To discuss Scene Traditionalism adequately would take an entire article, which I am not yet in a position to write. Some mention of it in this blog is, however, long overdue. It is one of the most important and fastest growing forms of Traditionalism in the West today.
Scene Traditionalism is more European than American, and has a certain Northern European and Scandinavian emphasis. It is generally musical, Traditionalist, and neo-pagan; it is sometimes also political, in which case it will be rightist.
One typical figure is an American, Michael Moynihan (born 1969). Moynihan is the musician who established the band Blood Axis. He is also an editor of the Traditionalist journal Tyr: Myth—Culture—Tradition, and a member of the neo-pagan Tribe of The Wulfings.
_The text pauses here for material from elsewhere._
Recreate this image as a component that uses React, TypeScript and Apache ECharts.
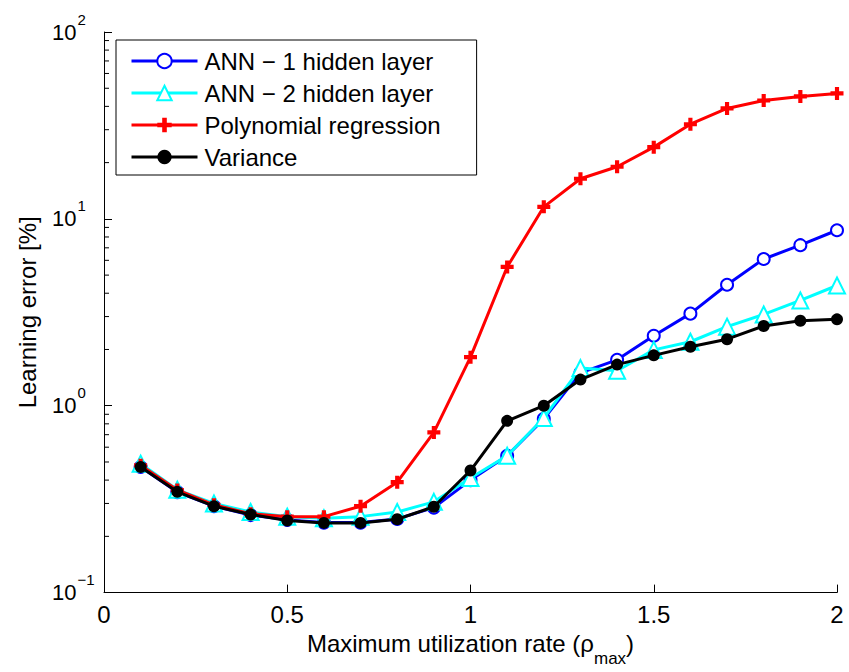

Another typical band is Sol Invictus, based in England. Their first ever release, in 1987, was entitled Against the Modern World(!).
Neither Blood Axis nor Sol Invictus is well known. The Swedish group Therion, however, is well known--though their debt to Traditionalism is less clear. One track on their recent album Gothic Kabbalah is entitled "Perennial Sophia," but its lyrics would hardly have appealed to Guénon.
One immediate question about Scene Traditionalism is how serious it is: are they really Traditionalists, or do they just use Traditionalism as part of a strategy of deliberate transgression? Moynihan's journal Tyr is certainly serious, but that does not mean the whole scene is seriously Traditionalist.
A starting bibliography would include:
- Stephen McNallen, "Three Decades of the Ásatrú Revival in America" Tyr 2 (2003-04), pp. 202-220.
- Michael Moynihan and Didrik Soderlind, Lords of Chaos: The Bloody Rise of the Satanic Metal Underground (Los Angeles: Feral House; London: Turnaround, 2003).